Taddei stieg mit dem hochaktuellen Beispiel des niederösterreichischen Patient*innenanwalts Gerald Bachinger ein. Dieser schlug im ORF aufgrund der Ergebnisse einer Erhebung der TU Wien anlässlich der Masernimpfung in Österreich vor, „sanften Druck in Richtung der Erhöhung der Impfquote auszuüben“. Dazu sollte es einen elektronischen Impfpass geben und die Masernimpfung sollte auch in den Mutter-Kind-Pass aufgenommen werden. An Letzteres sollte laut Bachinger auch das Kinderbetreuungsgeld gekoppelt werden. Aufgrund der derzeitigen Corona-Pandemie wurden diese Vorschläge zwar aufs Eis gelegt, was jedoch nicht bedeutet, dass sie nicht zu einem späteren Zeitpunkt wieder formuliert werden, vor allem wenn man an die wahrscheinlich bald bereitstehende Corona-Impfung denkt. All diese Strategien gehen auf die Pockenschutzimpfungen im 19. Jahrhundert zurück. Bei den Pocken handelt es sich um eine virologische und für den Menschen lebensbedrohliche Infektionskrankheit, die zwar schlussendlich ausgerottet werden konnte, aber vor allem im 18. und 19. Jahrhundert etliche Menschenleben forderte. Obwohl es sich hierbei nicht um eine Kinderkrankheit handelte, wurde sie dennoch oft als „Kindsblattern“ bezeichnet. Nach dem was ich im Gedächtnis behalten habe, verhält es sich so: Teile der Bevölkerung waren durch vorhergehende Epidemien bereits immunisiert, nicht aber die Kinder. Deshalb wirkte es auf die Zeitgenossen so, als ob die Krankheit besonders Kinder beträfe.  A.] Ähnlichkeiten gibt es hier bei der Poliomyelitis, die ebenfalls als Kinderlähmung bezeichnet wird, aber bei weitem nicht nur Kinder betraf. Interessant ist hier der Bezug zur Gegenwart und zu SARS-CoV-2, da dieses Virus vor allem in Zusammenhang mit älteren und bereits vorerkrankten Menschen als lebensbedrohliche Krankheit angesehen wird, aber auch bei jungen Menschen schwere Verläufe verursachen kann.

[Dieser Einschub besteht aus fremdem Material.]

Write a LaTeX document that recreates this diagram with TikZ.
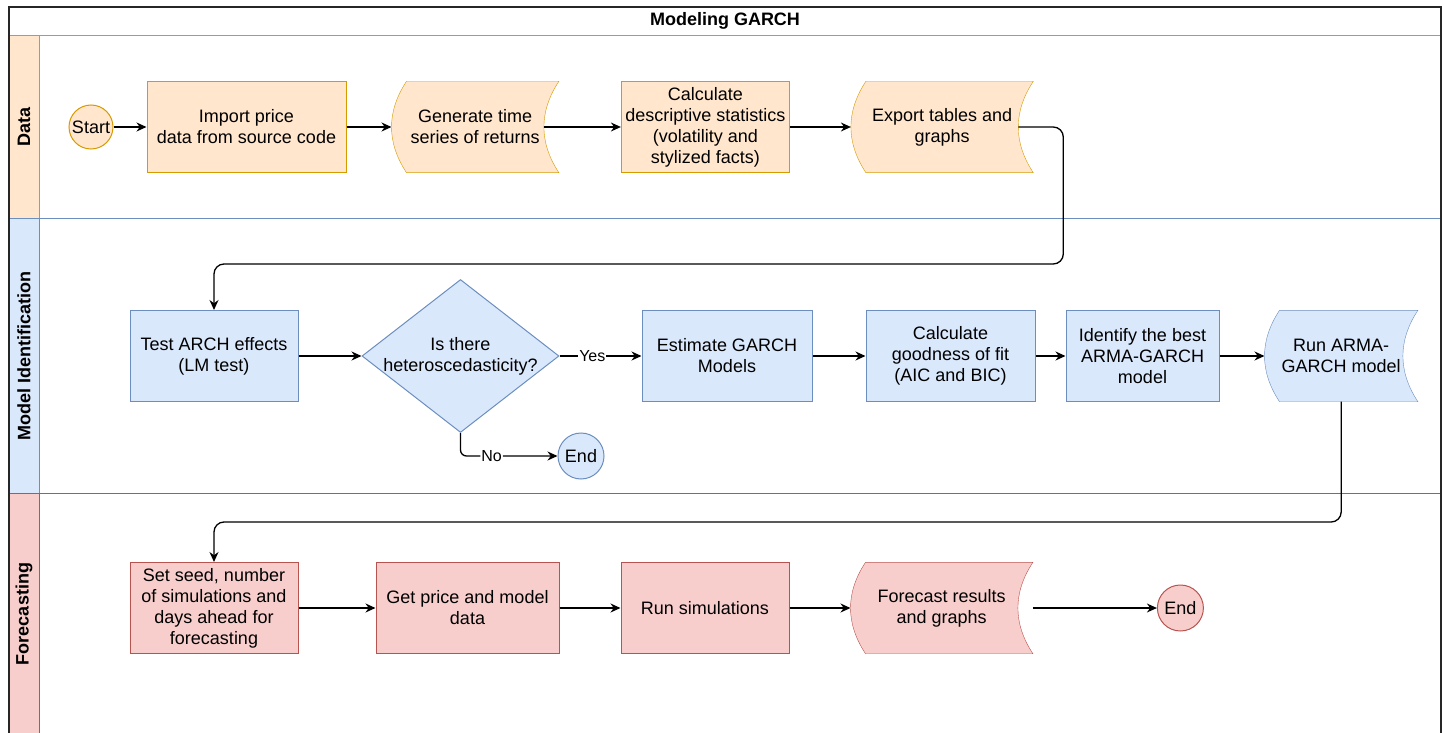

Die Strategien, die im 19. Jahrhundert angewendet wurden, um die Pockenschutzimpfung voranzutreiben, beinhalteten sowohl indirekte als auch direkte Strategien zum Impfzwang. Als indirekte Maßnahme galt beispielsweise der Ausschluss von Unterstützungen, während der direkte Zwang beispielsweise eine Geldbuße vorsah. Letzteres würde allerdings eine Impfpflicht voraussetzen, was im österreichischen Kaiserreich nicht als Möglichkeit in Betracht kam, außer für Waisenkinder und Soldaten, die sehr wohl zur Impfung verpflichtet wurden. Interessant sind die Gründe, weshalb sich damals manche Menschen sich nicht impfen lassen wollten. Die Bevölkerung im 19. Jahrhundert hatte Angst vor der Impfung und war skeptisch, da diese Bekämpfungstechnik für alle neu war. Obwohl die Technik des Impfens im 21. Jahrhundert nichts Neues ist, besteht diese Skepsis und Angst nach wie vor.

Diese Angst wurde im letzten Vortrag von Jürgen Brunner thematisiert. Er zählte in diesem Vortrag einige Argumente von Impfgegnern auf, wie beispielsweise das Argument, dass das Impfen „nichts als Propaganda einer gewinnorientierten Impflobby“ sei. Ein weiterer, eher neuzeitlicher gesellschaftlicher und individueller Aspekt, der bei der Frage, sich impfen oder nicht impfen zu lassen, eine wesentliche Rolle spielt, ist der der Autonomie. Brunner geht sogar so weit zu sagen, dass Autonomie und damit das Denken, „ich kann tun, was ich will“, derzeit als das höchste Gut unserer Gesellschaft angesehen wird. Von dieser Angst und diesen Argumenten distanziert er sich aber sehr deutlich, vor allem durch die Beantwortung seiner eigenen Frage, ob impfen eine individuelle Entscheidung sei, mit „Nein“.

Besonders für Geschichtsstudierende und hier insbesondere für Studierende mit Interesse an der Medizingeschichte bietet der Umgang mit der hoffentlich bald kommenden Corona-Impfung höchst spannende und interessante Forschungsfelder vor allem hinsichtlich historischer Vergleiche. Spannend wird beispielsweise, inwiefern sich Strategien zum indirekten und direkten Impfzwang wiederholen und welche weiteren Parallelen oder auch Unterschiede zur Vergangenheit gezogen werden können.